4.) Dont take starting offers for less than 180K FT, you DILUTE the field for the rest of us.
There's lots more but Im tired now and want to leave work.
LADOC
Pathology in the 70s and early 80s was a golden era. The field was growing far faster than programs were producing newly boarded people, incomes were astronomical. It was a combination of supply/demand and the fee structure for the billing of lab tests. Every chem panel, every glucose had a professional fee attached and that made up a big part of a group's income. It was not uncommon for pathologists to have incomes in excess of a million a year in some areas.
Then mid 80s that changed, it was percieved (YET UNTRUE) that the restructuring of medicare had made this dubious practice illegal. Income dropped by 50% literally overnight. Then the billing for some surgical specimens was even rolled back, with more emphasis on the technical rather than the professional component. Many groups didnt own their histology labs so they were forced to buy them from hospitals to prevent even further erosion of their income. This sapped alot of capital and changed the way neophyte pathologists entered the system. Many people began taking on more cases to float income back to the 70s level. Towards the end of the 80s, groups almost stopped hiring new people completely (this meant more cash to split over less people). The unemployment among new pathologists was incredible. Think post cold war East Germany.
Where pathology had been the domain of AOA types and gunners, it became a clearing house for IMGs. The influx of IMGs created all sorts of new problems in a field where communication is so essential. Enter early 90s and Path continues its slide both economically and professionally.
Enter today, the job market to be fair is not the hell it was say in 1989 but it isnt peaches and cream either.
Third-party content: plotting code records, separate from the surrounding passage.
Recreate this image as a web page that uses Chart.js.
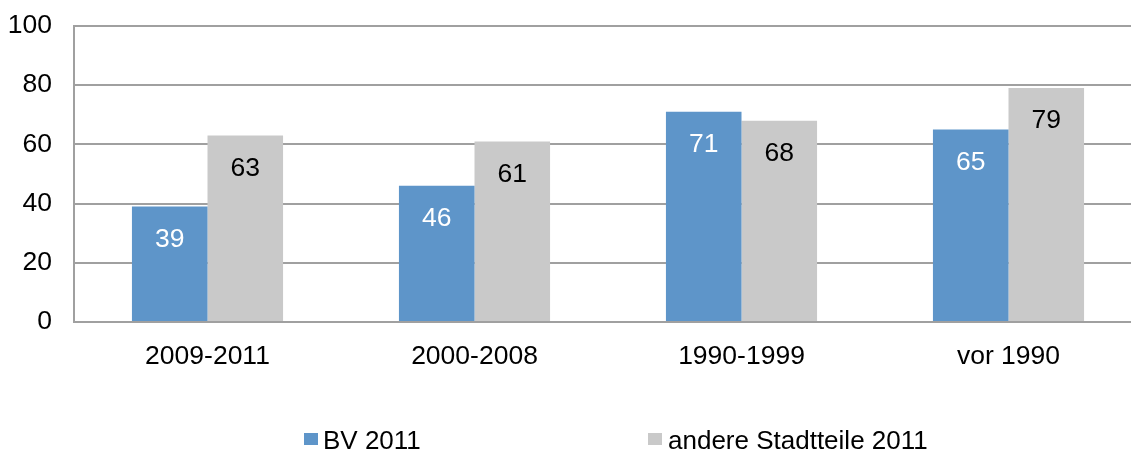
<!DOCTYPE html>
<html>
<head>
<meta charset="utf-8">
<script src="https://cdn.jsdelivr.net/npm/chart.js@4/dist/chart.umd.min.js"></script>
<style>
  html, body { margin: 0; padding: 0; background: #fff; overflow: hidden; }
  #wrap { position: relative; width: 1131px; height: 450px; overflow: hidden; }
  #box { position: absolute; left: 0; top: -12px; width: 1145px; height: 462px; }
  .leg { position: absolute; top: 427px; font: 26px "Liberation Sans", Arial, sans-serif; line-height: 26px; color: #000; white-space: nowrap; }
  .sq { position: absolute; width: 14px; height: 12px; top: 6px; }
</style>
</head>
<body>
<div id="wrap">
  <div id="box"><canvas id="chart"></canvas></div>
  <div class="leg" id="leg1" style="left:304px"><span class="sq" style="left:0;background:#5e95c9"></span><span style="margin-left:19px">BV 2011</span></div>
  <div class="leg" id="leg2" style="left:648px"><span class="sq" style="left:0;background:#c9c9c9"></span><span style="margin-left:20px">andere Stadtteile 2011</span></div>
</div>
<script>
const categories = ['2009-2011', '2000-2008', '1990-1999', 'vor 1990'];
const bvValues = [39, 46, 71, 65];
const otherValues = [63, 61, 68, 79];
const seriesNames = ['BV 2011', 'andere Stadtteile 2011'];
const yTicks = [0, 20, 40, 60, 80, 100];

const FONT = '"Liberation Sans", Arial, sans-serif';
const FSIZE = 26.5;

// value labels inside the bars, a bit below the top
const barLabels = {
  id: 'barLabels',
  afterDatasetsDraw(chart) {
    const ctx = chart.ctx;
    ctx.save();
    ctx.font = FSIZE + 'px ' + FONT;
    ctx.textAlign = 'center';
    ctx.textBaseline = 'middle';
    chart.data.datasets.forEach((ds, i) => {
      ctx.fillStyle = i === 0 ? '#ffffff' : '#000000';
      chart.getDatasetMeta(i).data.forEach((bar, j) => {
        ctx.fillText(String(ds.data[j]), bar.x, bar.y + 33);
      });
    });
    ctx.restore();
  }
};

new Chart(document.getElementById('chart'), {
  type: 'bar',
  data: {
    labels: categories,
    datasets: [
      { label: seriesNames[0], data: bvValues, backgroundColor: '#5e95c9' },
      { label: seriesNames[1], data: otherValues, backgroundColor: '#c9c9c9' }
    ]
  },
  options: {
    responsive: true,
    maintainAspectRatio: false,
    animation: false,
    categoryPercentage: 0.566,
    barPercentage: 1,
    layout: { padding: { top: 12, right: 3, left: 0, bottom: 0 } },
    plugins: {
      legend: { display: false },
      tooltip: { enabled: false }
    },
    scales: {
      x: {
        grid: { display: false },
        border: { display: true, color: '#a0a0a0', width: 2 },
        ticks: { color: '#000', font: { size: FSIZE, family: FONT }, padding: 11, maxRotation: 0 },
        afterFit: s => { s.height = 128; }
      },
      y: {
        min: 0,
        max: 100,
        afterBuildTicks: s => { s.ticks = yTicks.map(v => ({ value: v })); },
        grid: { color: '#a0a0a0', lineWidth: 2, drawTicks: false },
        border: { display: true, color: '#a0a0a0', width: 2 },
        ticks: { color: '#000', font: { size: FSIZE, family: FONT }, padding: 22 },
        afterFit: s => { s.width = 74; }
      }
    }
  },
  plugins: [barLabels]
});
</script>
</body>
</html>
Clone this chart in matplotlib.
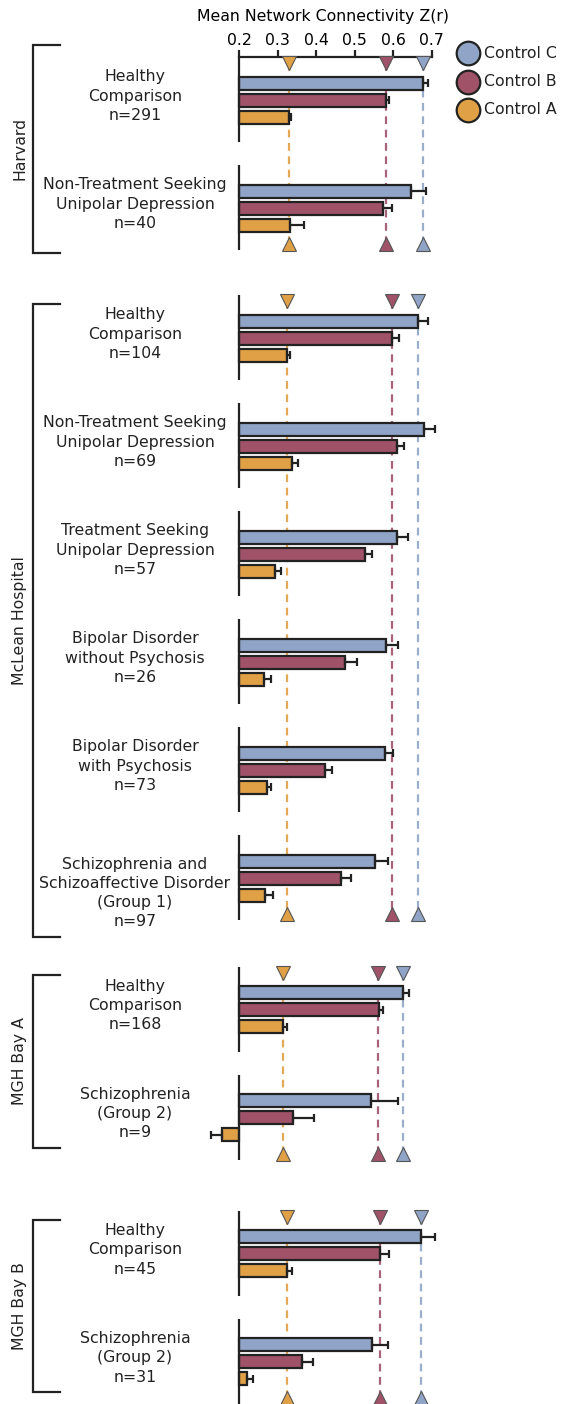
import numpy as np
import matplotlib.pyplot as plt

plt.rcParams['font.family'] = ['DejaVu Sans']

# ---- data (C, B, A per group) ----
controls = ['Control C', 'Control B', 'Control A']
colors = ['#8fa4c6', '#a05269', '#e0a046']

harvard_groups = ['Healthy\nComparison\nn=291',
                  'Non-Treatment Seeking\nUnipolar Depression\nn=40']
harvard_c = [0.676, 0.646]
harvard_b = [0.581, 0.572]
harvard_a = [0.329, 0.332]
harvard_c_err = [0.014, 0.039]
harvard_b_err = [0.009, 0.024]
harvard_a_err = [0.005, 0.036]
harvard_ref = [0.676, 0.580, 0.330]

mclean_groups = ['Healthy\nComparison\nn=104',
                 'Non-Treatment Seeking\nUnipolar Depression\nn=69',
                 'Treatment Seeking\nUnipolar Depression\nn=57',
                 'Bipolar Disorder\nwithout Psychosis\nn=26',
                 'Bipolar Disorder\nwith Psychosis\nn=73',
                 'Schizophrenia and\nSchizoaffective Disorder\n(Group 1)\nn=97']
mclean_c = [0.665, 0.680, 0.610, 0.582, 0.578, 0.552]
mclean_b = [0.597, 0.610, 0.527, 0.475, 0.423, 0.463]
mclean_a = [0.325, 0.337, 0.293, 0.264, 0.272, 0.267]
mclean_c_err = [0.024, 0.028, 0.028, 0.030, 0.022, 0.033]
mclean_b_err = [0.018, 0.018, 0.018, 0.030, 0.017, 0.027]
mclean_a_err = [0.007, 0.015, 0.015, 0.019, 0.010, 0.021]
mclean_ref = [0.665, 0.597, 0.323]

baya_groups = ['Healthy\nComparison\nn=168', 'Schizophrenia\n(Group 2)\nn=9']
baya_c = [0.626, 0.541]
baya_b = [0.562, 0.340]
baya_a = [0.314, 0.155]
baya_c_err = [0.016, 0.070]
baya_b_err = [0.012, 0.053]
baya_a_err = [0.009, 0.029]
baya_ref = [0.626, 0.561, 0.314]

bayb_groups = ['Healthy\nComparison\nn=45', 'Schizophrenia\n(Group 2)\nn=31']
bayb_c = [0.672, 0.544]
bayb_b = [0.566, 0.363]
bayb_a = [0.323, 0.219]
bayb_c_err = [0.036, 0.043]
bayb_b_err = [0.024, 0.029]
bayb_a_err = [0.015, 0.017]
bayb_ref = [0.672, 0.566, 0.323]

sites = [
    ('Harvard', harvard_groups, [harvard_c, harvard_b, harvard_a],
     [harvard_c_err, harvard_b_err, harvard_a_err], harvard_ref),
    ('McLean Hospital', mclean_groups, [mclean_c, mclean_b, mclean_a],
     [mclean_c_err, mclean_b_err, mclean_a_err], mclean_ref),
    ('MGH Bay A', baya_groups, [baya_c, baya_b, baya_a],
     [baya_c_err, baya_b_err, baya_a_err], baya_ref),
    ('MGH Bay B', bayb_groups, [bayb_c, bayb_b, bayb_a],
     [bayb_c_err, bayb_b_err, bayb_a_err], bayb_ref),
]

# ---- layout (pixels) ----
W, H = 561, 1404
SLOT = 17.0            # px between bars
G = 108.0 / SLOT       # group spacing in slots
first_c_px = [83.3, 321, 992.5, 1236.7]
brackets = [(45, 253), (304, 937), (975, 1148), (1220, 1392)]
base = 0.2
dark = '#222222'
fs = 11.3

fig = plt.figure(figsize=(W / 100, H / 100), dpi=100)
over = fig.add_axes([0, 0, 1, 1])
over.set_xlim(0, W)
over.set_ylim(H, 0)
over.set_axis_off()

for i, (site, groups, vals, errs, ref) in enumerate(sites):
    n = len(groups)
    top = -26 / SLOT
    bottom = (n - 1) * G + 2 + 25 / SLOT
    top_px = first_c_px[i] - 26
    h_px = (bottom - top) * SLOT
    ax = fig.add_axes([200.8 / W, 1 - (top_px + h_px) / H, 244.5 / W, h_px / H])
    ax.set_facecolor('none')
    ax.set_xlim(0.1, 0.735)
    ax.set_ylim(bottom, top)
    for s in ['left', 'right', 'bottom', 'top']:
        ax.spines[s].set_visible(False)
    ax.set_yticks([])

    gy = np.arange(n) * G
    for k in range(3):
        y = gy + k
        v = np.array(vals[k])
        e = np.array(errs[k])
        ax.barh(y, v - base, left=base, height=13 / SLOT, color=colors[k],
                edgecolor=dark, linewidth=1.6, zorder=2)
        lo = np.where(v < base, e, 0)
        hi = np.where(v < base, 0, e)
        ax.errorbar(v, y, xerr=[lo, hi], fmt='none', ecolor=dark,
                    elinewidth=1.6, capsize=3, capthick=1.6, zorder=3)
        y_top = -20 / SLOT
        y_bot = gy[-1] + 2 + 19 / SLOT
        ax.plot([ref[k], ref[k]], [y_top, y_bot], color=colors[k], lw=1.6,
                ls=(0, (3.5, 2.5)), alpha=0.9, zorder=1)
        ax.plot(ref[k], y_top, marker='v', ms=10, color=colors[k],
                mec='#555555', mew=0.8, clip_on=False, zorder=4)
        ax.plot(ref[k], y_bot, marker='^', ms=10, color=colors[k],
                mec='#555555', mew=0.8, clip_on=False, zorder=4)

    # broken left axis: one segment per group
    for g in gy:
        ax.plot([base, base], [g - 26 / SLOT, g + 2 + 25 / SLOT], color=dark,
                lw=1.6, solid_capstyle='butt', zorder=5)

    if i == 0:
        ax.spines['top'].set_visible(True)
        ax.spines['top'].set_bounds(0.2, 0.7)
        ax.spines['top'].set_linewidth(1.6)
        ax.spines['top'].set_color(dark)
        ax.xaxis.tick_top()
        ax.set_xticks(np.arange(0.2, 0.71, 0.1))
        ax.set_xticklabels(['0.2', '0.3', '0.4', '0.5', '0.6', '0.7'])
        ax.tick_params(axis='x', direction='out', length=5, width=1.6,
                       color=dark, labelsize=fs, pad=2)
        ax.xaxis.set_label_position('top')
        ax.set_xlabel('Mean Network Connectivity Z(r)', fontsize=fs, labelpad=8)
    else:
        ax.set_xticks([])

    # group labels
    for j, lab in enumerate(groups):
        nl = lab.count('\n') + 1
        yc = first_c_px[i] + j * 108 + SLOT - 4 + (nl - 3) * 19
        over.text(135, yc, lab, ha='center', va='center', fontsize=fs,
                  linespacing=1.36, color=dark)

    # site bracket
    t, b = brackets[i]
    over.plot([60, 33, 33, 60], [t, t, b, b], color=dark, lw=1.6,
              solid_joinstyle='miter')
    over.text(20, (t + b) / 2, site, rotation=90, ha='center', va='center',
              fontsize=fs, color=dark)

# legend
for k, lab in enumerate(controls):
    yk = 53 + 28.5 * k
    over.scatter([468], [yk], s=17 ** 2, color=colors[k], edgecolors=dark,
                 linewidths=1.6, clip_on=False)
    over.text(484, yk, lab, ha='left', va='center', fontsize=fs, color=dark)

fig.savefig('out.png', dpi=100)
Many groups hire entry level at very low salaries and instead of partnership, they get flushed after about 3-5 years. Enter the concepts of the "revolving door pathologists" and the "robber barons." The robber barons are a group of elite old timers who own large groups and fondly remember their heyday of big bucks, they are highly reluctant to share power, are insanely greedy and care as much as about you as Carnegie did his blue collar steel workers in the industrial revolution. Revolving door pathologists are an itinerant group of poor souls who travel to jobs doing locums for 6-8 months a year in different God forsaken corners of America.
How bad is it you say? My headhunter (supposedly the best in the US) told me last week there were 6, yes SIX whole private practice jobs in the continental US open at the moment. You know how many open radiology spots there were? Over 250!! When the Harvards/Stanfords/WashUs are having problems like this, I shudder at the thought of what the hell everyone else is going through.
Is it hopeless? Not quite but you can make yourself be far more competitive by just a few things. Remember you dont have to outrun the bear, just outrun that other guy so he gets eaten instead.
1.) Go to the BIGGEST name you can get into for AP/CP: JHU, WashU, Virginia, Stanford, UCSF, Harvard, Penn (forget Yale, forget UCLA, skip Texas, esp forget Mayo, the "Mayo Way" is simply not applicable to life outside Rochester)
2.) Plan on doing a fellowship in either: Derm, Heme or Cyto (Surg Path is iffy, if you didnt go to a big name place, yeah sure go to Sloan or MD Anderson)
3.) Stay single and be willling to move, this is the most critical point! I cant emphasis this enough. When the ultimate offer comes calling from central Idaho, you need to be flexable enough to jump at it.
4.) Dont take starting offers for less than 180K FT, you DILUTE the field for the rest of us.
There's lots more but Im tired now and want to leave work.